Tod Machover is head of the MIT Media Lab's Hyperinstruments/Opera of the Future group. He has composed five operas and helped to develop many groundbeaking musical technologies -- including Hyperinstruments, a technology that augments musical expression for both virtuosi (from Yo-Yo Ma to Prince) and amateurs, and Hyperscore, software that allows anyone to create sophisticated, original music by using lines and colors. Many of Machover's principles about "active participation" in music are exemplified in Guitar Hero, which grew out of his lab.
Among his current projects is a new opera, Death and the Powers, complete with a musical chandelier, animatronic walls, and an army of robots. Death and the Powers premieres in Monaco in September 2009.

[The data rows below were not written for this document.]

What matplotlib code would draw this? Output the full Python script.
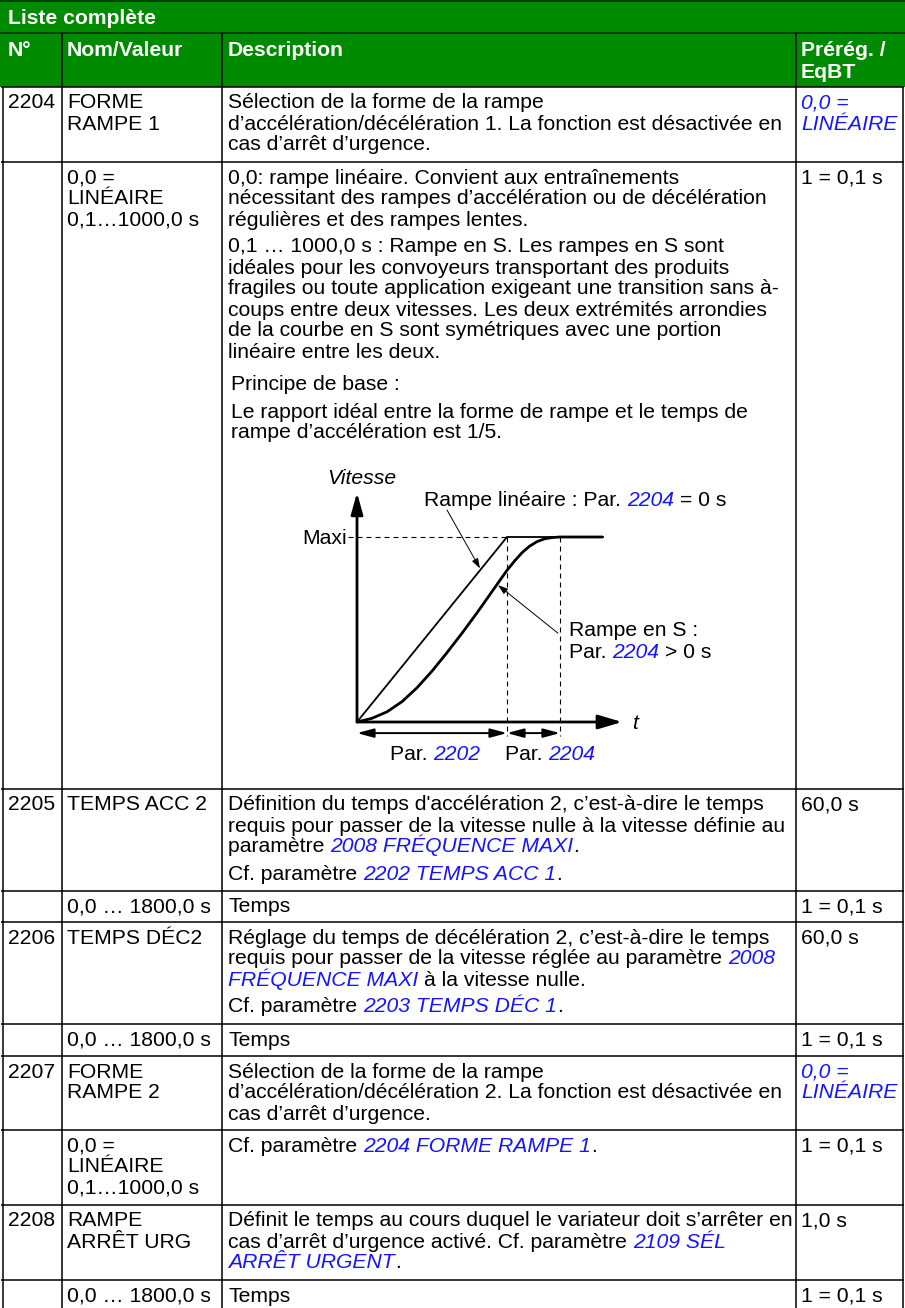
import re
import matplotlib
matplotlib.use('Agg')
import matplotlib.pyplot as plt
from matplotlib.patches import Rectangle
from matplotlib.font_manager import FontProperties

plt.rcParams['font.family'] = ['Liberation Sans', 'DejaVu Sans']

# ------------------------------------------------------------------ data
title = "Liste complète"
header_cols = ["N°", "Nom/Valeur", "Description", "Prérég. /\nEqBT"]

row_ids = ["2204", "", "2205", "", "2206", "", "2207", "", "2208", ""]

row_names = [
    ["FORME", "RAMPE 1"],
    ["0,0 =", "LINÉAIRE", "0,1…1000,0 s"],
    ["TEMPS ACC 2"],
    ["0,0 … 1800,0 s"],
    ["TEMPS DÉC2"],
    ["0,0 … 1800,0 s"],
    ["FORME", "RAMPE 2"],
    ["0,0 =", "LINÉAIRE", "0,1…1000,0 s"],
    ["RAMPE", "ARRÊT URG"],
    ["0,0 … 1800,0 s"],
]

# {...} = blue italic cross reference, None = paragraph gap, "\t" = small indent
row_descs = [
    ["Sélection de la forme de la rampe",
     "d’accélération/décélération 1. La fonction est désactivée en",
     "cas d’arrêt d’urgence."],
    ["0,0: rampe linéaire. Convient aux entraînements",
     "nécessitant des rampes d’accélération ou de décélération",
     "régulières et des rampes lentes.",
     None,
     "0,1 … 1000,0 s : Rampe en S. Les rampes en S sont",
     "idéales pour les convoyeurs transportant des produits",
     "fragiles ou toute application exigeant une transition sans à-",
     "coups entre deux vitesses. Les deux extrémités arrondies",
     "de la courbe en S sont symétriques avec une portion",
     "linéaire entre les deux.",
     None, None,
     "\tPrincipe de base :",
     None,
     "\tLe rapport idéal entre la forme de rampe et le temps de",
     "\trampe d’accélération est 1/5."],
    ["Définition du temps d'accélération 2, c’est-à-dire le temps",
     "requis pour passer de la vitesse nulle à la vitesse définie au",
     "paramètre {2008 FRÉQUENCE MAXI}.",
     None,
     "Cf. paramètre {2202 TEMPS ACC 1}."],
    ["Temps"],
    ["Réglage du temps de décélération 2, c’est-à-dire le temps",
     "requis pour passer de la vitesse réglée au paramètre {2008}",
     "{FRÉQUENCE MAXI} à la vitesse nulle.",
     None,
     "Cf. paramètre {2203 TEMPS DÉC 1}."],
    ["Temps"],
    ["Sélection de la forme de la rampe",
     "d’accélération/décélération 2. La fonction est désactivée en",
     "cas d’arrêt d’urgence."],
    ["Cf. paramètre {2204 FORME RAMPE 1}."],
    ["Définit le temps au cours duquel le variateur doit s’arrêter en",
     "cas d’arrêt d’urgence activé. Cf. paramètre {2109 SÉL}",
     "{ARRÊT URGENT}."],
    ["Temps"],
]

row_defaults = [
    ["{0,0 =}", "{LINÉAIRE}"],
    ["1 = 0,1 s"],
    ["60,0 s"],
    ["1 = 0,1 s"],
    ["60,0 s"],
    ["1 = 0,1 s"],
    ["{0,0 =}", "{LINÉAIRE}"],
    ["1 = 0,1 s"],
    ["1,0 s"],
    ["1 = 0,1 s"],
]

# ramp diagram (normalised: time in units of Par. 2202, speed in units of Maxi)
T_ACC = 1.0          # Par. 2202
T_S = 0.353          # Par. 2204
V_MAX = 1.0
T_END = 1.64
lin_t = [0.0, T_ACC, T_END]
lin_v = [0.0, V_MAX, V_MAX]
s_t = [0.0, 0.1, 0.2, 0.3, 0.4, 0.5, 0.6, 0.7, 0.8, 0.9, 1.0,
       1.05, 1.1, 1.15, 1.2, 1.25, 1.3, 1.353, 1.64]
s_v = [0.0, 0.02, 0.055, 0.11, 0.185, 0.275, 0.375, 0.48, 0.59, 0.705, 0.82,
       0.87, 0.915, 0.95, 0.975, 0.99, 0.997, 1.0, 1.0]

# ------------------------------------------------------------------ layout
W, H = 905, 1308
GREEN = '#008a00'
BLUE = '#1414ff'
FS = 15.25
LINE = 21.0
PARA = 6.0
TITLE_H = 33
HEAD_B = 87
row_tops = [87, 162, 789, 891, 922, 1024, 1056, 1130, 1205, 1280]
col_x = [62, 222, 796]
x_id, x_name, x_desc, x_def = 8, 67, 228, 801

fig = plt.figure(figsize=(W / 100, H / 100), dpi=100)
ax = fig.add_axes([0, 0, 1, 1])
ax.set_xlim(0, W)
ax.set_ylim(H, 0)
ax.axis('off')
renderer = fig.canvas.get_renderer()


def fprop(italic=False, bold=False, size=FS):
    return FontProperties(family=['Liberation Sans', 'DejaVu Sans'], size=size,
                          style='italic' if italic else 'normal',
                          weight='bold' if bold else 'normal')


def twidth(s, italic=False, bold=False, size=FS):
    fp = fprop(italic, bold, size)
    w1, _, _ = renderer.get_text_width_height_descent('|' + s + '|', fp, ismath=False)
    w0, _, _ = renderer.get_text_width_height_descent('||', fp, ismath=False)
    return w1 - w0


def rich(x, y, line, color='black', bold=False, size=FS, target=None):
    target = target or ax
    for p in re.split(r'(\{[^}]*\})', line):
        if not p:
            continue
        link = p.startswith('{')
        s = p[1:-1] if link else p
        lead = len(s) - len(s.lstrip(' '))
        x += twidth(s[:lead], link, bold, size) if lead else 0
        s = s.lstrip(' ')
        if s:
            target.text(x, y, s, fontproperties=fprop(link, bold, size),
                        color=BLUE if link else color, va='baseline', ha='left')
            x += twidth(s, link, bold, size)
    return x


def block(x, top, lines, color='black', bold=False):
    y = top + 21.5
    for ln in lines:
        if ln is None:
            y += PARA
            continue
        xx = x
        if ln.startswith('\t'):
            ln = ln[1:]
            xx += 3
        rich(xx, y, ln, color=color, bold=bold)
        y += LINE


# header
ax.add_patch(Rectangle((0, 0), W, HEAD_B, facecolor=GREEN, edgecolor='none'))
ax.text(x_id, 24.5, title, fontproperties=fprop(bold=True), color='white', va='baseline')
for cx, lab in zip([x_id, x_name, x_desc, x_def], header_cols):
    for k, part in enumerate(lab.split('\n')):
        ax.text(cx, 56.5 + k * LINE, part, fontproperties=fprop(bold=True),
                color='white', va='baseline')

lw = 1.1
ax.hlines([0.6, TITLE_H], 0, W, color='#0a2a0a', lw=lw)
ax.vlines(col_x, TITLE_H, HEAD_B, color='black', lw=lw)

# grid
ax.hlines(row_tops, 1, W - 1, color='black', lw=lw)
ax.vlines(col_x, HEAD_B, H, color='black', lw=lw)
ax.vlines([2.5, W - 2], HEAD_B, H, color='black', lw=lw)

# rows
for i, top in enumerate(row_tops):
    if row_ids[i]:
        ax.text(x_id, top + 21.5, row_ids[i], fontproperties=fprop(), va='baseline')
    block(x_name, top, row_names[i])
    block(x_desc, top, row_descs[i])
    block(x_def, top, row_defaults[i])

# ------------------------------------------------------------------ diagram
OX, OY, SX, SY = 357, 722, 150.0, 185.0
X0, X1, Y0, Y1 = 300, 740, 460, 770
dax = fig.add_axes([X0 / W, 1 - Y1 / H, (X1 - X0) / W, (Y1 - Y0) / H])
dax.set_xlim((X0 - OX) / SX, (X1 - OX) / SX)
dax.set_ylim((OY - Y1) / SY, (OY - Y0) / SY)
dax.axis('off')
dax.patch.set_visible(False)

dash = (0, (4.5, 3.6))
dax.plot([-0.06, T_ACC], [V_MAX, V_MAX], color='black', lw=0.8, ls=dash)
dax.plot([T_ACC, T_ACC], [V_MAX, -0.075], color='black', lw=0.8, ls=dash)
dax.plot([T_ACC + T_S, T_ACC + T_S], [V_MAX, -0.075], color='black', lw=0.8, ls=dash)

dax.plot(lin_t, lin_v, color='black', lw=1.3, solid_joinstyle='miter')
dax.plot(s_t, s_v, color='black', lw=2.0, solid_joinstyle='round', solid_capstyle='butt')

axis_style = dict(color='black', lw=2.0, shrinkA=0, shrinkB=0, mutation_scale=10)
dax.annotate('', xy=(0, 1.24), xytext=(0, 0),
             arrowprops=dict(arrowstyle='-|>,head_length=1.3,head_width=0.36', **axis_style))
dax.annotate('', xy=(1.767, 0), xytext=(0, 0),
             arrowprops=dict(arrowstyle='-|>,head_length=1.45,head_width=0.43', **axis_style))

dim_style = dict(arrowstyle='<|-|>,head_length=1.0,head_width=0.27', color='black', lw=1.4,
                 shrinkA=0, shrinkB=0, mutation_scale=10)
dax.annotate('', xy=(T_ACC, -0.06), xytext=(0, -0.06), arrowprops=dim_style)
dax.annotate('', xy=(T_ACC + T_S, -0.06), xytext=(T_ACC, -0.06), arrowprops=dim_style)

lead_style = dict(arrowstyle='-|>,head_length=0.6,head_width=0.2', color='black', lw=0.7,
                  shrinkA=0, shrinkB=0, mutation_scale=10)
dax.annotate('', xy=(0.82, 0.83), xytext=(0.6, 1.146), arrowprops=lead_style)
dax.annotate('', xy=(0.94, 0.74), xytext=(1.34, 0.48), arrowprops=lead_style)

# diagram labels
ax.text(327, 484, "Vitesse", fontproperties=fprop(italic=True), va='baseline')
rich(424, 505.5, "Rampe linéaire : Par. {2204} = 0 s")
ax.text(347, 544.5, "Maxi", fontproperties=fprop(), va='baseline', ha='right')
ax.text(632, 729, "t", fontproperties=fprop(italic=True), va='baseline')
rich(569, 635.5, "Rampe en S :")
rich(569, 657.5, "Par. {2204} > 0 s")
rich(390, 759.5, "Par. {2202}")
rich(505, 759.5, "Par. {2204}")

fig.savefig('out.png', dpi=100)
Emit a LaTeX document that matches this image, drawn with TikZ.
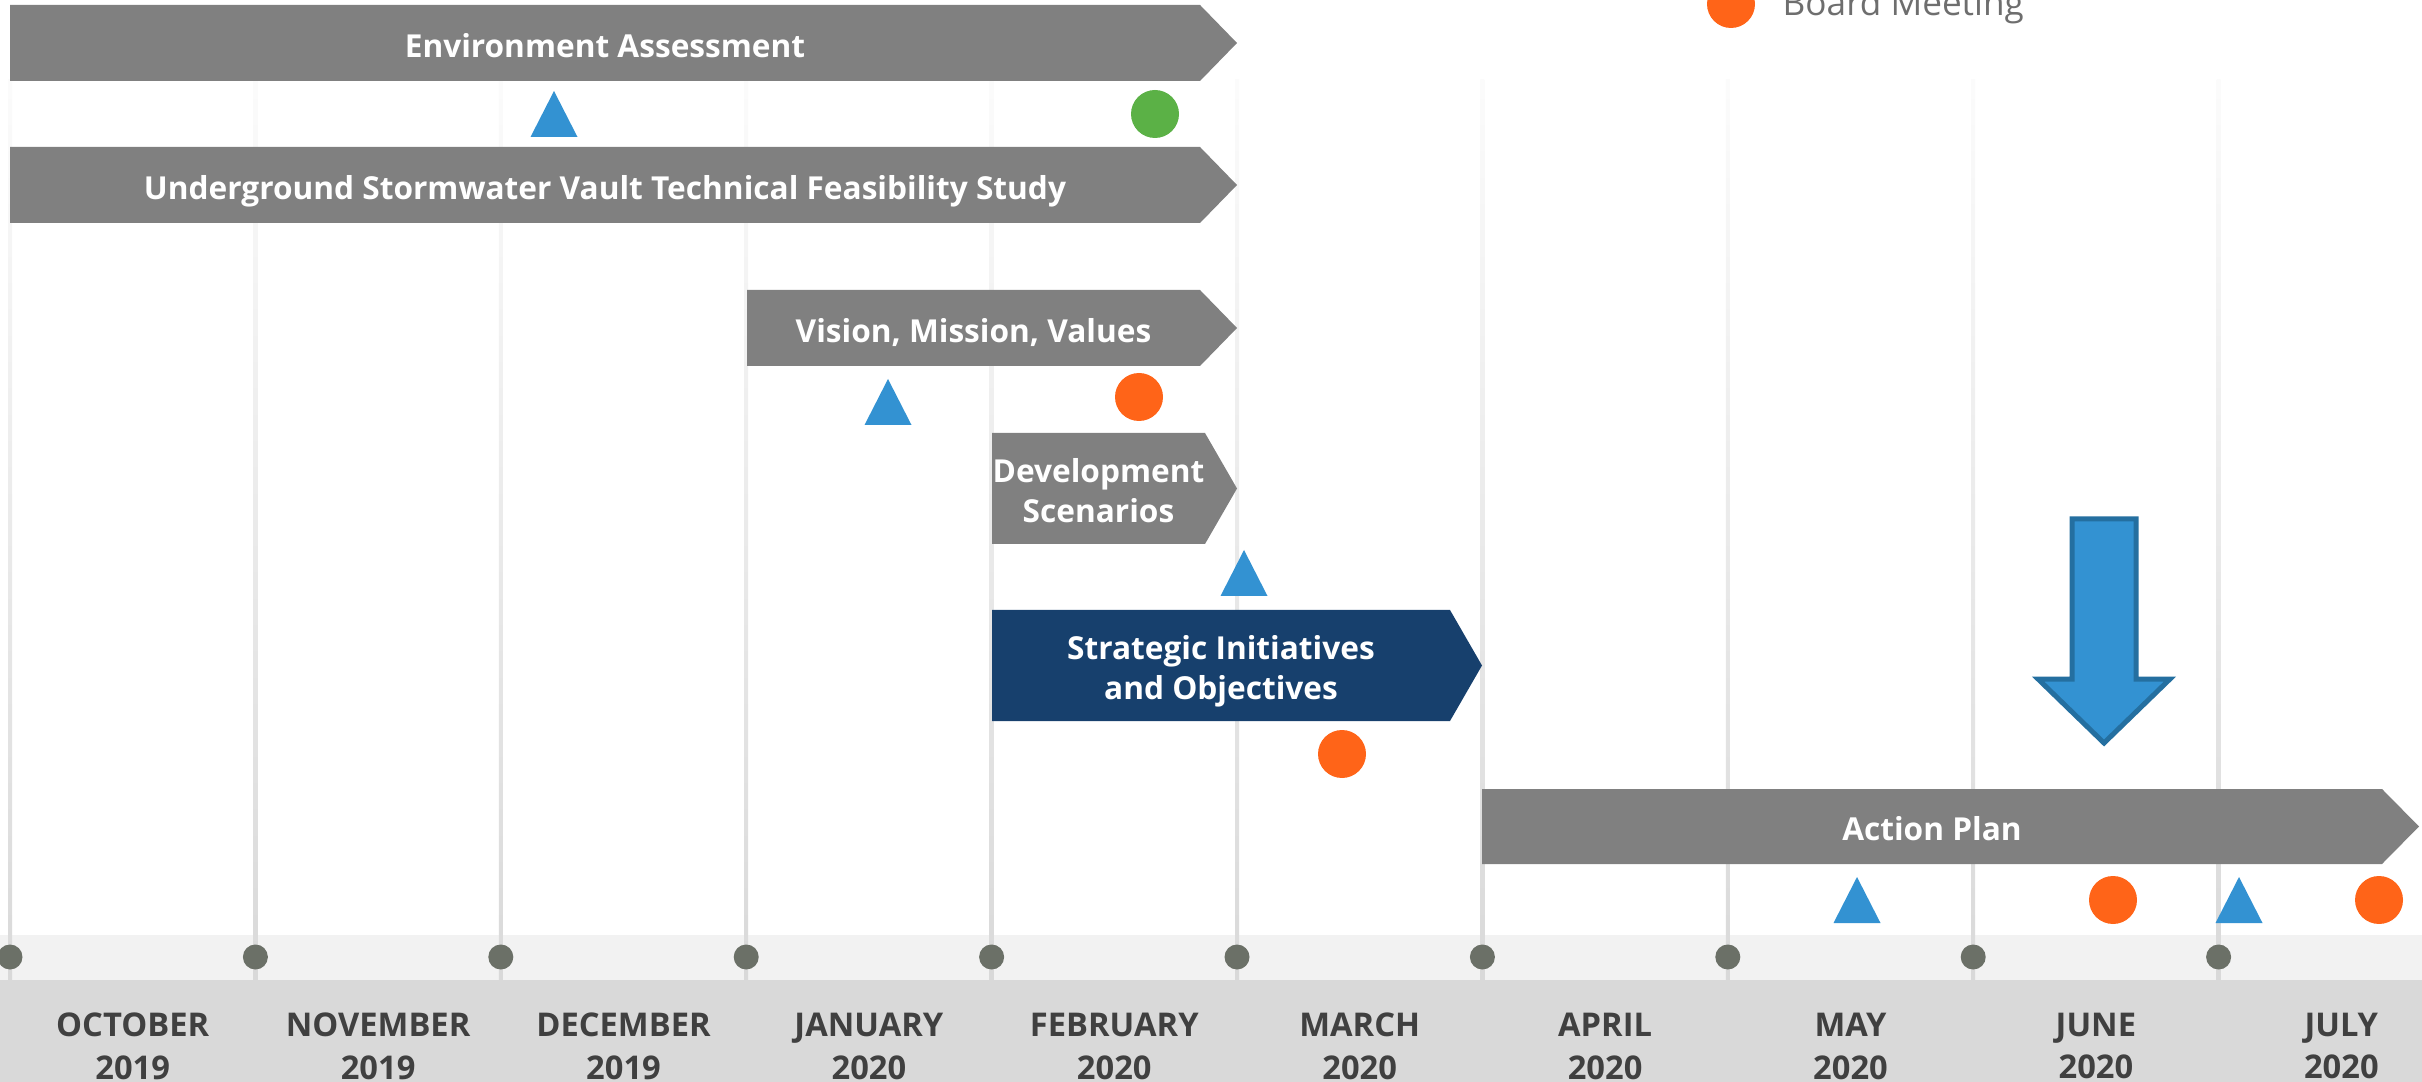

A recent focus of Machover's group has been on Music, Mind and Health, which marshals the power of music to promote well-being. Working with long-term patients at facilities such as Tewksbury Hospital, north of Boston, the group's goal is to develop personal musical activities that adapt to the particular skills and needs of each individual. In this way, the path to health becomes as rewarding as learning an instrument, composing a symphony, or premiering at Carnegie Hall.
A resident of Tewksbury Hospital in Massachusetts, Dan Ellsey has cerebral palsy and does not walk or speak. He does, however, write and play his own music, and mentor others, through a groundbreaking music system developed by MIT's Tod Machover and his team, including grad student Adam Boulanger. Working closely with this team, Ellsey helped to develop and fine-tune a head-mounted interface, tweaked to respond to his movements, that allows him to compose music and to conduct nuanced performances of his work. Hyperscore software helps Ellsey notate his musical ideas.
Ellsey's work has been performed at MIT, on the radio and at workshops around the Boston area. The Lowell Symphony Orchestra performed his piece "Our Musically" at a 2004 concert for residents of Tewksbury -- many of whom count Ellsey as a mentor in their own musical education.